>> BEGIN Data block
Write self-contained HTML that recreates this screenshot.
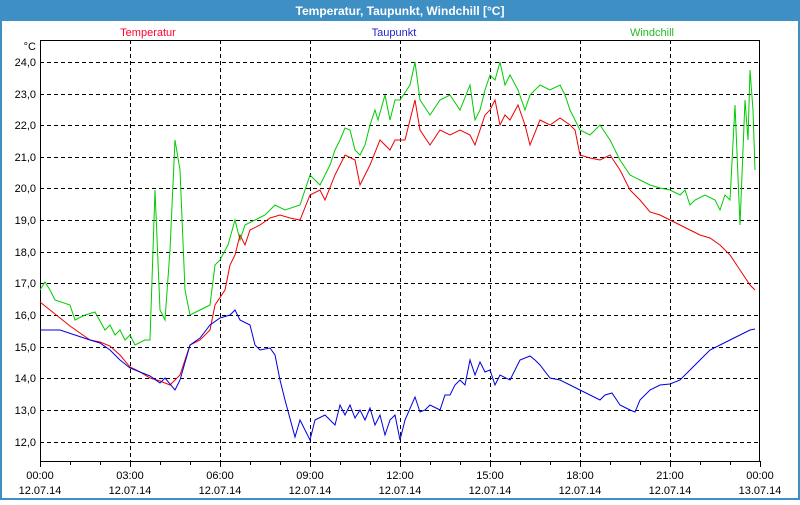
<!DOCTYPE html>
<html><head><meta charset="utf-8"><style>
body{margin:0;width:800px;height:500px;overflow:hidden;background:#fff;font-family:"Liberation Sans",sans-serif}
</style></head><body>
<svg width="800" height="500" xmlns="http://www.w3.org/2000/svg" font-family="Liberation Sans, sans-serif" font-size="11">
<rect x="0" y="0" width="800" height="500" fill="#fff"/>
<rect x="0" y="0" width="800" height="21" fill="#3d8fc4"/>
<rect x="0" y="0" width="2" height="500" fill="#3d8fc4"/>
<rect x="798" y="0" width="2" height="500" fill="#3d8fc4"/>
<rect x="0" y="498" width="800" height="2" fill="#3d8fc4"/>
<text x="400" y="15" text-anchor="middle" fill="#fff" font-weight="bold" font-size="12">Temperatur, Taupunkt, Windchill [°C]</text>
<text x="148" y="36" text-anchor="middle" fill="#ff0033">Temperatur</text>
<text x="394" y="36" text-anchor="middle" fill="#2222cc">Taupunkt</text>
<text x="652" y="36" text-anchor="middle" fill="#22bb22">Windchill</text>
<text x="36" y="50" text-anchor="end">°C</text>
<g stroke="#000" stroke-dasharray="4,3" stroke-width="1">
<line x1="40" y1="62.5" x2="760" y2="62.5"/><line x1="40" y1="94.5" x2="760" y2="94.5"/><line x1="40" y1="125.5" x2="760" y2="125.5"/><line x1="40" y1="157.5" x2="760" y2="157.5"/><line x1="40" y1="188.5" x2="760" y2="188.5"/><line x1="40" y1="220.5" x2="760" y2="220.5"/><line x1="40" y1="252.5" x2="760" y2="252.5"/><line x1="40" y1="283.5" x2="760" y2="283.5"/><line x1="40" y1="315.5" x2="760" y2="315.5"/><line x1="40" y1="347.5" x2="760" y2="347.5"/><line x1="40" y1="378.5" x2="760" y2="378.5"/><line x1="40" y1="410.5" x2="760" y2="410.5"/><line x1="40" y1="442.5" x2="760" y2="442.5"/>
<line x1="130.5" y1="40" x2="130.5" y2="461"/><line x1="220.5" y1="40" x2="220.5" y2="461"/><line x1="310.5" y1="40" x2="310.5" y2="461"/><line x1="400.5" y1="40" x2="400.5" y2="461"/><line x1="490.5" y1="40" x2="490.5" y2="461"/><line x1="580.5" y1="40" x2="580.5" y2="461"/><line x1="670.5" y1="40" x2="670.5" y2="461"/>
</g>
<rect x="40.5" y="40.5" width="719" height="421" fill="none" stroke="#000"/>
<g stroke="#000"><path d="M70.5 461v4M100.5 461v4M130.5 461v6M160.5 461v4M190.5 461v4M220.5 461v6M250.5 461v4M280.5 461v4M310.5 461v6M340.5 461v4M370.5 461v4M400.5 461v6M430.5 461v4M460.5 461v4M490.5 461v6M520.5 461v4M550.5 461v4M580.5 461v6M610.5 461v4M640.5 461v4M670.5 461v6M700.5 461v4M730.5 461v4M760.5 461v6M40.5 461v6"/></g>
<g text-anchor="end">
<text x="36" y="66">24,0</text><text x="36" y="98">23,0</text><text x="36" y="129">22,0</text><text x="36" y="161">21,0</text><text x="36" y="192">20,0</text><text x="36" y="224">19,0</text><text x="36" y="256">18,0</text><text x="36" y="287">17,0</text><text x="36" y="319">16,0</text><text x="36" y="351">15,0</text><text x="36" y="382">14,0</text><text x="36" y="414">13,0</text><text x="36" y="446">12,0</text>
</g>
<g text-anchor="middle">
<text x="40" y="479">00:00</text><text x="40" y="494">12.07.14</text>
<text x="130" y="479">03:00</text><text x="130" y="494">12.07.14</text>
<text x="220" y="479">06:00</text><text x="220" y="494">12.07.14</text>
<text x="310" y="479">09:00</text><text x="310" y="494">12.07.14</text>
<text x="400" y="479">12:00</text><text x="400" y="494">12.07.14</text>
<text x="490" y="479">15:00</text><text x="490" y="494">12.07.14</text>
<text x="580" y="479">18:00</text><text x="580" y="494">12.07.14</text>
<text x="670" y="479">21:00</text><text x="670" y="494">12.07.14</text>
<text x="760" y="479">00:00</text><text x="760" y="494">13.07.14</text>
</g>
<polyline fill="none" stroke="#00cc00" points="40,290 45,282 50,290 55,300 70,305 75,320 85,315 95,312 105,330 110,325 115,335 120,330 125,340 130,335 135,345 145,340 150,340 155,190 160,310 165,320 170,250 175,140 180,170 185,290 190,315 200,310 210,305 215,265 220,260 228,245 235,220 240,240 245,225 255,220 265,215 275,205 285,210 300,205 310,175 320,185 330,165 335,150 340,140 345,128 350,130 355,150 360,155 365,145 370,125 375,110 378,120 385,95 390,120 395,100 400,100 410,85 415,62 420,100 430,115 440,100 450,95 460,110 470,85 475,120 480,110 485,90 490,75 495,80 500,62 505,85 510,75 518,90 525,110 530,95 540,85 550,90 560,85 565,95 570,110 580,130 590,135 600,125 610,140 620,160 630,175 640,180 650,185 660,188 670,190 680,195 685,190 690,205 695,200 705,195 715,200 720,210 725,195 730,200 735,105 740,225 745,100 748,140 750,70 753,110 755,170"/>
<polyline fill="none" stroke="#ee0000" points="40,302 50,310 60,318 70,326 80,333 90,340 100,342 110,346 120,355 130,367 140,372 150,378 160,381 170,385 180,375 190,345 200,340 210,330 215,305 225,290 230,265 235,255 240,235 245,245 250,230 260,225 270,218 280,215 290,218 300,220 310,195 320,190 325,200 335,175 345,155 355,160 360,185 370,165 380,140 390,150 395,140 405,140 410,120 415,100 420,130 430,145 440,130 450,135 460,130 470,135 475,145 480,130 485,115 490,110 495,100 500,125 505,115 510,120 518,105 525,125 530,145 540,120 550,125 560,118 570,125 575,130 580,155 590,158 600,160 610,155 620,170 630,190 640,200 650,212 660,215 670,220 680,225 690,230 700,235 710,238 720,245 730,255 740,270 750,285 755,290"/>
<polyline fill="none" stroke="#0000dd" points="40,330 60,330 75,335 90,340 100,343 110,350 120,360 130,368 140,372 150,376 160,383 165,378 175,390 180,380 190,345 200,338 210,325 220,318 230,315 235,310 240,320 250,325 255,345 260,350 270,348 275,355 280,380 285,400 295,437 300,420 310,440 315,420 325,415 335,425 340,405 345,415 350,405 355,418 360,410 365,420 370,408 375,425 380,415 385,435 390,420 395,415 400,440 405,420 415,397 420,412 425,410 430,405 440,410 445,395 450,395 455,385 460,380 465,385 470,360 475,375 480,362 485,372 490,370 495,385 500,375 510,380 515,370 520,360 530,356 535,360 540,365 550,378 560,380 570,385 580,390 590,395 600,400 605,395 612,393 620,405 630,410 635,412 640,400 650,390 660,385 670,384 680,380 690,370 700,360 710,350 720,345 730,340 740,335 750,330 755,329"/>
</svg>
</body></html>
>> END Data block
Short exercise:
Transcribe the full listing character for character. Pictures are excluded.

Response below:
Write self-contained HTML that recreates this screenshot.
<!DOCTYPE html>
<html><head><meta charset="utf-8"><style>
body{margin:0;width:800px;height:500px;overflow:hidden;background:#fff;font-family:"Liberation Sans",sans-serif}
</style></head><body>
<svg width="800" height="500" xmlns="http://www.w3.org/2000/svg" font-family="Liberation Sans, sans-serif" font-size="11">
<rect x="0" y="0" width="800" height="500" fill="#fff"/>
<rect x="0" y="0" width="800" height="21" fill="#3d8fc4"/>
<rect x="0" y="0" width="2" height="500" fill="#3d8fc4"/>
<rect x="798" y="0" width="2" height="500" fill="#3d8fc4"/>
<rect x="0" y="498" width="800" height="2" fill="#3d8fc4"/>
<text x="400" y="15" text-anchor="middle" fill="#fff" font-weight="bold" font-size="12">Temperatur, Taupunkt, Windchill [°C]</text>
<text x="148" y="36" text-anchor="middle" fill="#ff0033">Temperatur</text>
<text x="394" y="36" text-anchor="middle" fill="#2222cc">Taupunkt</text>
<text x="652" y="36" text-anchor="middle" fill="#22bb22">Windchill</text>
<text x="36" y="50" text-anchor="end">°C</text>
<g stroke="#000" stroke-dasharray="4,3" stroke-width="1">
<line x1="40" y1="62.5" x2="760" y2="62.5"/><line x1="40" y1="94.5" x2="760" y2="94.5"/><line x1="40" y1="125.5" x2="760" y2="125.5"/><line x1="40" y1="157.5" x2="760" y2="157.5"/><line x1="40" y1="188.5" x2="760" y2="188.5"/><line x1="40" y1="220.5" x2="760" y2="220.5"/><line x1="40" y1="252.5" x2="760" y2="252.5"/><line x1="40" y1="283.5" x2="760" y2="283.5"/><line x1="40" y1="315.5" x2="760" y2="315.5"/><line x1="40" y1="347.5" x2="760" y2="347.5"/><line x1="40" y1="378.5" x2="760" y2="378.5"/><line x1="40" y1="410.5" x2="760" y2="410.5"/><line x1="40" y1="442.5" x2="760" y2="442.5"/>
<line x1="130.5" y1="40" x2="130.5" y2="461"/><line x1="220.5" y1="40" x2="220.5" y2="461"/><line x1="310.5" y1="40" x2="310.5" y2="461"/><line x1="400.5" y1="40" x2="400.5" y2="461"/><line x1="490.5" y1="40" x2="490.5" y2="461"/><line x1="580.5" y1="40" x2="580.5" y2="461"/><line x1="670.5" y1="40" x2="670.5" y2="461"/>
</g>
<rect x="40.5" y="40.5" width="719" height="421" fill="none" stroke="#000"/>
<g stroke="#000"><path d="M70.5 461v4M100.5 461v4M130.5 461v6M160.5 461v4M190.5 461v4M220.5 461v6M250.5 461v4M280.5 461v4M310.5 461v6M340.5 461v4M370.5 461v4M400.5 461v6M430.5 461v4M460.5 461v4M490.5 461v6M520.5 461v4M550.5 461v4M580.5 461v6M610.5 461v4M640.5 461v4M670.5 461v6M700.5 461v4M730.5 461v4M760.5 461v6M40.5 461v6"/></g>
<g text-anchor="end">
<text x="36" y="66">24,0</text><text x="36" y="98">23,0</text><text x="36" y="129">22,0</text><text x="36" y="161">21,0</text><text x="36" y="192">20,0</text><text x="36" y="224">19,0</text><text x="36" y="256">18,0</text><text x="36" y="287">17,0</text><text x="36" y="319">16,0</text><text x="36" y="351">15,0</text><text x="36" y="382">14,0</text><text x="36" y="414">13,0</text><text x="36" y="446">12,0</text>
</g>
<g text-anchor="middle">
<text x="40" y="479">00:00</text><text x="40" y="494">12.07.14</text>
<text x="130" y="479">03:00</text><text x="130" y="494">12.07.14</text>
<text x="220" y="479">06:00</text><text x="220" y="494">12.07.14</text>
<text x="310" y="479">09:00</text><text x="310" y="494">12.07.14</text>
<text x="400" y="479">12:00</text><text x="400" y="494">12.07.14</text>
<text x="490" y="479">15:00</text><text x="490" y="494">12.07.14</text>
<text x="580" y="479">18:00</text><text x="580" y="494">12.07.14</text>
<text x="670" y="479">21:00</text><text x="670" y="494">12.07.14</text>
<text x="760" y="479">00:00</text><text x="760" y="494">13.07.14</text>
</g>
<polyline fill="none" stroke="#00cc00" points="40,290 45,282 50,290 55,300 70,305 75,320 85,315 95,312 105,330 110,325 115,335 120,330 125,340 130,335 135,345 145,340 150,340 155,190 160,310 165,320 170,250 175,140 180,170 185,290 190,315 200,310 210,305 215,265 220,260 228,245 235,220 240,240 245,225 255,220 265,215 275,205 285,210 300,205 310,175 320,185 330,165 335,150 340,140 345,128 350,130 355,150 360,155 365,145 370,125 375,110 378,120 385,95 390,120 395,100 400,100 410,85 415,62 420,100 430,115 440,100 450,95 460,110 470,85 475,120 480,110 485,90 490,75 495,80 500,62 505,85 510,75 518,90 525,110 530,95 540,85 550,90 560,85 565,95 570,110 580,130 590,135 600,125 610,140 620,160 630,175 640,180 650,185 660,188 670,190 680,195 685,190 690,205 695,200 705,195 715,200 720,210 725,195 730,200 735,105 740,225 745,100 748,140 750,70 753,110 755,170"/>
<polyline fill="none" stroke="#ee0000" points="40,302 50,310 60,318 70,326 80,333 90,340 100,342 110,346 120,355 130,367 140,372 150,378 160,381 170,385 180,375 190,345 200,340 210,330 215,305 225,290 230,265 235,255 240,235 245,245 250,230 260,225 270,218 280,215 290,218 300,220 310,195 320,190 325,200 335,175 345,155 355,160 360,185 370,165 380,140 390,150 395,140 405,140 410,120 415,100 420,130 430,145 440,130 450,135 460,130 470,135 475,145 480,130 485,115 490,110 495,100 500,125 505,115 510,120 518,105 525,125 530,145 540,120 550,125 560,118 570,125 575,130 580,155 590,158 600,160 610,155 620,170 630,190 640,200 650,212 660,215 670,220 680,225 690,230 700,235 710,238 720,245 730,255 740,270 750,285 755,290"/>
<polyline fill="none" stroke="#0000dd" points="40,330 60,330 75,335 90,340 100,343 110,350 120,360 130,368 140,372 150,376 160,383 165,378 175,390 180,380 190,345 200,338 210,325 220,318 230,315 235,310 240,320 250,325 255,345 260,350 270,348 275,355 280,380 285,400 295,437 300,420 310,440 315,420 325,415 335,425 340,405 345,415 350,405 355,418 360,410 365,420 370,408 375,425 380,415 385,435 390,420 395,415 400,440 405,420 415,397 420,412 425,410 430,405 440,410 445,395 450,395 455,385 460,380 465,385 470,360 475,375 480,362 485,372 490,370 495,385 500,375 510,380 515,370 520,360 530,356 535,360 540,365 550,378 560,380 570,385 580,390 590,395 600,400 605,395 612,393 620,405 630,410 635,412 640,400 650,390 660,385 670,384 680,380 690,370 700,360 710,350 720,345 730,340 740,335 750,330 755,329"/>
</svg>
</body></html>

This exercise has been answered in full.